▶ Aim
Write the data below out exactly as it stands. Do not include the pictures.
---------- Given data
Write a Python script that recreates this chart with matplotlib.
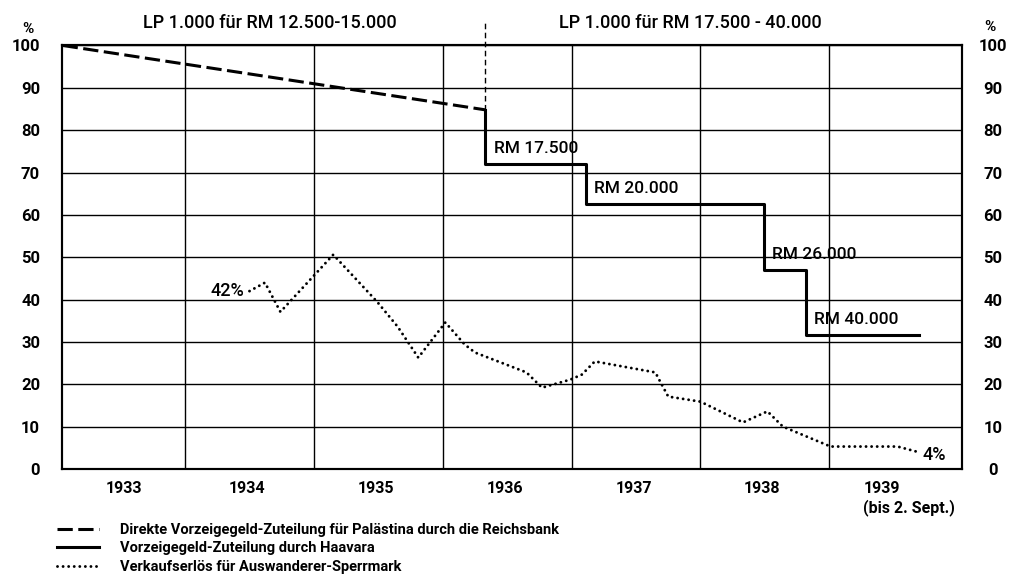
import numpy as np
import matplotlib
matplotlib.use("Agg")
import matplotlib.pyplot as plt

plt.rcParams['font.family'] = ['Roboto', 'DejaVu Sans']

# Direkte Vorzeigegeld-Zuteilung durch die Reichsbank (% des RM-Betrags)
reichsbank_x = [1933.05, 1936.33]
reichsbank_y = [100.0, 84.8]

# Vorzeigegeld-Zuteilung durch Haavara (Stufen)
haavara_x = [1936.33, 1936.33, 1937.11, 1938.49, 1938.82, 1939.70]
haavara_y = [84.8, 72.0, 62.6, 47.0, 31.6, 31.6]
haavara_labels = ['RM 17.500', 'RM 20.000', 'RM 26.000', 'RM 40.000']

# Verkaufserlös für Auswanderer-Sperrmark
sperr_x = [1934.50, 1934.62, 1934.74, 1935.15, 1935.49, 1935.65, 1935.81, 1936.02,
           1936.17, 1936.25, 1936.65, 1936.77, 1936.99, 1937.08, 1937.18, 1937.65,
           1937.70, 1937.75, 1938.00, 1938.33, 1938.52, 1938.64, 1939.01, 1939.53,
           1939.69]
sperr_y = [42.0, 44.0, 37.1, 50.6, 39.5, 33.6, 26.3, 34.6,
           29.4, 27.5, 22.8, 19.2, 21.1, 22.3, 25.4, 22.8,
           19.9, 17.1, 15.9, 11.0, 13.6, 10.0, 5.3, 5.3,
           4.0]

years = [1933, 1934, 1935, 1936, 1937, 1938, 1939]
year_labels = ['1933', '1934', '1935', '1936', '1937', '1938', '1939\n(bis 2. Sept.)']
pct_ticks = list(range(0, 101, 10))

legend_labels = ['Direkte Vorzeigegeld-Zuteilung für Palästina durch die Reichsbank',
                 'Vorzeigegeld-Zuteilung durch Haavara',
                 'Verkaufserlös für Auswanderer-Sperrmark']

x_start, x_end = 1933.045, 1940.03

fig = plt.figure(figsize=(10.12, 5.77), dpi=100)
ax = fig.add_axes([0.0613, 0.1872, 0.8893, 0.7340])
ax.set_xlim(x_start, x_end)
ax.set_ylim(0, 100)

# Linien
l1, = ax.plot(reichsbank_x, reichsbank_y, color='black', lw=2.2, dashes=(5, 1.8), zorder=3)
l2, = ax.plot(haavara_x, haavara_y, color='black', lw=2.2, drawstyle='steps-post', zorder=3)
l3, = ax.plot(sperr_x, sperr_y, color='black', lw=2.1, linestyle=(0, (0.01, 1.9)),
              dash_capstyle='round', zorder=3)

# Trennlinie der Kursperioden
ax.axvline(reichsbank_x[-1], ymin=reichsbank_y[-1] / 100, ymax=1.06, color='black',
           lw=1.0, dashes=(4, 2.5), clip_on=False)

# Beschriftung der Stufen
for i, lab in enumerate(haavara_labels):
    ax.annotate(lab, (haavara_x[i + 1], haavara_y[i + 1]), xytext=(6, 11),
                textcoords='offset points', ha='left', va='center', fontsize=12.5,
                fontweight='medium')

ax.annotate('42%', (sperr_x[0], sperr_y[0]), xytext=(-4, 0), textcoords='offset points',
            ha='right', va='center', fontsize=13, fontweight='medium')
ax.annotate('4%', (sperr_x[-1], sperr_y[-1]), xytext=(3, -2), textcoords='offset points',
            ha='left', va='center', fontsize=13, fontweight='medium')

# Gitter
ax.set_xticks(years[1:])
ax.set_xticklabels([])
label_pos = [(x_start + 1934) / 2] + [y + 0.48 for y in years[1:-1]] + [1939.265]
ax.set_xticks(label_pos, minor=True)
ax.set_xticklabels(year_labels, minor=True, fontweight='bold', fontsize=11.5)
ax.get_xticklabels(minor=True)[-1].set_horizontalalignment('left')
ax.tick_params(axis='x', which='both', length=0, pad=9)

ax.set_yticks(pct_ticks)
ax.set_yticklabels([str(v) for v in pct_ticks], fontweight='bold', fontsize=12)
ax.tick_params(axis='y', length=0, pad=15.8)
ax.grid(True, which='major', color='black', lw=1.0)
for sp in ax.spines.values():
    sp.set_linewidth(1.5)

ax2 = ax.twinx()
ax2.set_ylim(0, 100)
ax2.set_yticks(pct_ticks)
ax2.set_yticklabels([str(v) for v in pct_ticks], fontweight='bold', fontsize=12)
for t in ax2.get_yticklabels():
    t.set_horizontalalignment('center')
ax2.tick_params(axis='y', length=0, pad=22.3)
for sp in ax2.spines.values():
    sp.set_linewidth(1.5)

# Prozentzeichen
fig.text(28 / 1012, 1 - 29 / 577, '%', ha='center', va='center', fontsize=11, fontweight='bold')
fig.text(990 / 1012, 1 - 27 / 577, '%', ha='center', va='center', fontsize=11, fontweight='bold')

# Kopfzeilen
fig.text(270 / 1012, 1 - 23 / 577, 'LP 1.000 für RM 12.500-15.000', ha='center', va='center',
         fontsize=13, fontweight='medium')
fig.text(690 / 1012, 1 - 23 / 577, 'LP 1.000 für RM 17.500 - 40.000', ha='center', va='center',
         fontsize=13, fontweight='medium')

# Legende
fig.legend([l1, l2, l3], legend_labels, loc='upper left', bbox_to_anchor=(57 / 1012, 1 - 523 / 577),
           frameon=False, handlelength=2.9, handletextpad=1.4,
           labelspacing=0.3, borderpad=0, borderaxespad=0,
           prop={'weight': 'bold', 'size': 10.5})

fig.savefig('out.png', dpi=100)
--------------------
▶ Written answer
Write a Python script that recreates this chart with matplotlib.
import numpy as np
import matplotlib
matplotlib.use("Agg")
import matplotlib.pyplot as plt

plt.rcParams['font.family'] = ['Roboto', 'DejaVu Sans']

# Direkte Vorzeigegeld-Zuteilung durch die Reichsbank (% des RM-Betrags)
reichsbank_x = [1933.05, 1936.33]
reichsbank_y = [100.0, 84.8]

# Vorzeigegeld-Zuteilung durch Haavara (Stufen)
haavara_x = [1936.33, 1936.33, 1937.11, 1938.49, 1938.82, 1939.70]
haavara_y = [84.8, 72.0, 62.6, 47.0, 31.6, 31.6]
haavara_labels = ['RM 17.500', 'RM 20.000', 'RM 26.000', 'RM 40.000']

# Verkaufserlös für Auswanderer-Sperrmark
sperr_x = [1934.50, 1934.62, 1934.74, 1935.15, 1935.49, 1935.65, 1935.81, 1936.02,
           1936.17, 1936.25, 1936.65, 1936.77, 1936.99, 1937.08, 1937.18, 1937.65,
           1937.70, 1937.75, 1938.00, 1938.33, 1938.52, 1938.64, 1939.01, 1939.53,
           1939.69]
sperr_y = [42.0, 44.0, 37.1, 50.6, 39.5, 33.6, 26.3, 34.6,
           29.4, 27.5, 22.8, 19.2, 21.1, 22.3, 25.4, 22.8,
           19.9, 17.1, 15.9, 11.0, 13.6, 10.0, 5.3, 5.3,
           4.0]

years = [1933, 1934, 1935, 1936, 1937, 1938, 1939]
year_labels = ['1933', '1934', '1935', '1936', '1937', '1938', '1939\n(bis 2. Sept.)']
pct_ticks = list(range(0, 101, 10))

legend_labels = ['Direkte Vorzeigegeld-Zuteilung für Palästina durch die Reichsbank',
                 'Vorzeigegeld-Zuteilung durch Haavara',
                 'Verkaufserlös für Auswanderer-Sperrmark']

x_start, x_end = 1933.045, 1940.03

fig = plt.figure(figsize=(10.12, 5.77), dpi=100)
ax = fig.add_axes([0.0613, 0.1872, 0.8893, 0.7340])
ax.set_xlim(x_start, x_end)
ax.set_ylim(0, 100)

# Linien
l1, = ax.plot(reichsbank_x, reichsbank_y, color='black', lw=2.2, dashes=(5, 1.8), zorder=3)
l2, = ax.plot(haavara_x, haavara_y, color='black', lw=2.2, drawstyle='steps-post', zorder=3)
l3, = ax.plot(sperr_x, sperr_y, color='black', lw=2.1, linestyle=(0, (0.01, 1.9)),
              dash_capstyle='round', zorder=3)

# Trennlinie der Kursperioden
ax.axvline(reichsbank_x[-1], ymin=reichsbank_y[-1] / 100, ymax=1.06, color='black',
           lw=1.0, dashes=(4, 2.5), clip_on=False)

# Beschriftung der Stufen
for i, lab in enumerate(haavara_labels):
    ax.annotate(lab, (haavara_x[i + 1], haavara_y[i + 1]), xytext=(6, 11),
                textcoords='offset points', ha='left', va='center', fontsize=12.5,
                fontweight='medium')

ax.annotate('42%', (sperr_x[0], sperr_y[0]), xytext=(-4, 0), textcoords='offset points',
            ha='right', va='center', fontsize=13, fontweight='medium')
ax.annotate('4%', (sperr_x[-1], sperr_y[-1]), xytext=(3, -2), textcoords='offset points',
            ha='left', va='center', fontsize=13, fontweight='medium')

# Gitter
ax.set_xticks(years[1:])
ax.set_xticklabels([])
label_pos = [(x_start + 1934) / 2] + [y + 0.48 for y in years[1:-1]] + [1939.265]
ax.set_xticks(label_pos, minor=True)
ax.set_xticklabels(year_labels, minor=True, fontweight='bold', fontsize=11.5)
ax.get_xticklabels(minor=True)[-1].set_horizontalalignment('left')
ax.tick_params(axis='x', which='both', length=0, pad=9)

ax.set_yticks(pct_ticks)
ax.set_yticklabels([str(v) for v in pct_ticks], fontweight='bold', fontsize=12)
ax.tick_params(axis='y', length=0, pad=15.8)
ax.grid(True, which='major', color='black', lw=1.0)
for sp in ax.spines.values():
    sp.set_linewidth(1.5)

ax2 = ax.twinx()
ax2.set_ylim(0, 100)
ax2.set_yticks(pct_ticks)
ax2.set_yticklabels([str(v) for v in pct_ticks], fontweight='bold', fontsize=12)
for t in ax2.get_yticklabels():
    t.set_horizontalalignment('center')
ax2.tick_params(axis='y', length=0, pad=22.3)
for sp in ax2.spines.values():
    sp.set_linewidth(1.5)

# Prozentzeichen
fig.text(28 / 1012, 1 - 29 / 577, '%', ha='center', va='center', fontsize=11, fontweight='bold')
fig.text(990 / 1012, 1 - 27 / 577, '%', ha='center', va='center', fontsize=11, fontweight='bold')

# Kopfzeilen
fig.text(270 / 1012, 1 - 23 / 577, 'LP 1.000 für RM 12.500-15.000', ha='center', va='center',
         fontsize=13, fontweight='medium')
fig.text(690 / 1012, 1 - 23 / 577, 'LP 1.000 für RM 17.500 - 40.000', ha='center', va='center',
         fontsize=13, fontweight='medium')

# Legende
fig.legend([l1, l2, l3], legend_labels, loc='upper left', bbox_to_anchor=(57 / 1012, 1 - 523 / 577),
           frameon=False, handlelength=2.9, handletextpad=1.4,
           labelspacing=0.3, borderpad=0, borderaxespad=0,
           prop={'weight': 'bold', 'size': 10.5})

fig.savefig('out.png', dpi=100)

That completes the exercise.